Tengo guardada la pelota del no hit no run, los zapatos y el guante, y al lado tengo los zapatos y el guante que usé con los Dodgers, cuando me retiré. También tengo una de las entradas que le dieron a Daihanna para el juego, que está al lado de la pelota. Y también tengo una foto que me dieron del último lanzamiento del juego.
El uniforme se lo llevaron a Cooperstown, junto con la gorra y una pelota que me dieron para que la firmara.
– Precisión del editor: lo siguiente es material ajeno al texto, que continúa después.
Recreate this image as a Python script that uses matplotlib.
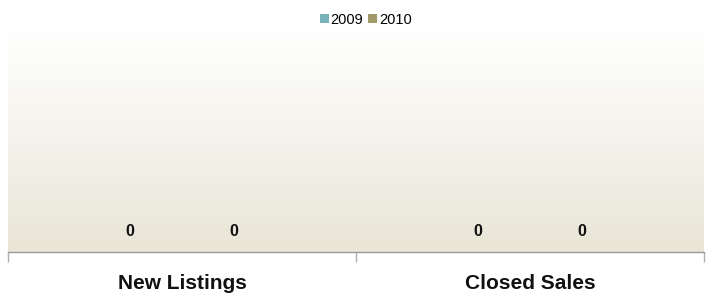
"""Grouped bar chart: new listings vs closed sales, 2009 and 2010."""

import matplotlib
matplotlib.use("Agg")
import matplotlib.pyplot as plt
import numpy as np
from matplotlib.colors import LinearSegmentedColormap

categories = ["New Listings", "Closed Sales"]
series_names = ["2009", "2010"]
values_2009 = [0, 0]
values_2010 = [0, 0]

colors = ["#78b2b9", "#9f9a68"]

plt.rcParams["font.family"] = ["Liberation Sans", "DejaVu Sans"]

fig = plt.figure(figsize=(7.1, 2.95), dpi=100)
ax = fig.add_axes([8 / 710, 1 - 252 / 295, 696 / 710, 222 / 295])

x = np.arange(len(categories))
width = 0.30
ymax = 1.0

# background gradient, beige at bottom fading to white at top
grad = np.linspace(0, 1, 256).reshape(-1, 1)
cmap = LinearSegmentedColormap.from_list("bg", ["#e9e6d7", "#ffffff"])
ax.imshow(grad, cmap=cmap, aspect="auto", extent=(-0.5, len(categories) - 0.5, 0, ymax),
          zorder=0, origin="lower")

for i, (name, vals) in enumerate(zip(series_names, [values_2009, values_2010])):
    offset = (i - 0.5) * width
    bars = ax.bar(x + offset, vals, width * 0.98, color=colors[i], label=name, zorder=2)
    for b, v in zip(bars, vals):
        ax.annotate(f"{v:,}", (b.get_x() + b.get_width() / 2, b.get_height()),
                    xytext=(0, 20.5), textcoords="offset pixels",
                    ha="center", va="center", fontsize=11.5, fontweight="bold", color="#111111")

ax.set_xlim(-0.5, len(categories) - 0.5)
ax.set_ylim(0, ymax)
ax.set_yticks([])
for s in ["top", "left", "right"]:
    ax.spines[s].set_visible(False)
ax.spines["bottom"].set_color("#9a9a9a")
ax.spines["bottom"].set_linewidth(1.0)
ax.spines["bottom"].set_zorder(3)

ax.set_xticks(x)
ax.set_xticklabels(categories, fontsize=15, fontweight="bold", color="#111111")
ax.tick_params(axis="x", which="major", length=0, pad=16)
ax.set_xticks(np.arange(-0.5, len(categories)), minor=True)
ax.tick_params(axis="x", which="minor", length=7, width=1, color="#b0b0b0", direction="out")

fig.legend(loc="center", bbox_to_anchor=(0.515, 1 - 20 / 295), ncol=2, frameon=False,
           fontsize=10.5, handlelength=0.6, handleheight=0.6, handletextpad=0.15,
           columnspacing=0.3, borderpad=0)

fig.savefig("out.png", dpi=100)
Lo primero que pienso al recordar ese juego es: cómo pasa el tiempo, hermano. Se pone uno viejo rápido. Me trae alegrías, satisfacciones, metas que uno quiso desde muchacho, que desde niño pensó hacer y uno las logró. Tengo una familia buena. Puedo ayudar a mis padres a estar bien. Mejor no puedo estar. Todos los días tengo un gran agradecimiento a Dios por permitirme ser alguien en la vida”.
“Nadie esperaba que eso sucediera”
Oswaldo Guillén, actual mánager de los Medias Blancas de Chicago, fue testigo de lujo de la hazaña de Wilson Álvarez hace 20 años.
Alineado como campocorto, y noveno bate, el mirandino contribuyó con el zuliano al apoyarlo con dos hits en tres turnos, con un doble, un boleto y par de anotadas.
“Un recuerdo, además del no hitter, fue que Charlie Hough dijo, ‘tengo un gran presentimiento. Algo bueno va a pasar’”, rememoró Guillén a PANORAMA, a través del departamento de prensa de los patiblancos.
“Eso lo dijo en el autobús. ‘Tengo un buen presentimiento hoy, algo bueno va a suceder en el juego y estoy ansioso por verlo’”, añadió. “Además de eso, ese día es el cumpleaños de mi hermana, el 11 de agosto, por eso nunca lo olvidaré”.
Fue el primero de muchos juegos juntos en Chicago entre Álvarez y Guillén, quien quedó gratamente impresionado con el talento del entonces novato, de 21 años.
“No podía creer que ese muchacho tan joven hubiese lanzado tan bien a ese nivel”, afirmó.
“Ningún otro venezolano había hecho algo así y eso lo hacía aún más especial”, enfatizó el único estratega latino en ganar una Serie Mundial. “Creo que nadie esperaba que eso sucediera, y cuando sucedió todo el mundo estaba en shock, porque nadie sabía que Wilson tenía tan buen repertorio”.
Y 20 años después, el recuerdo de Wilson sigue presente en Chicago.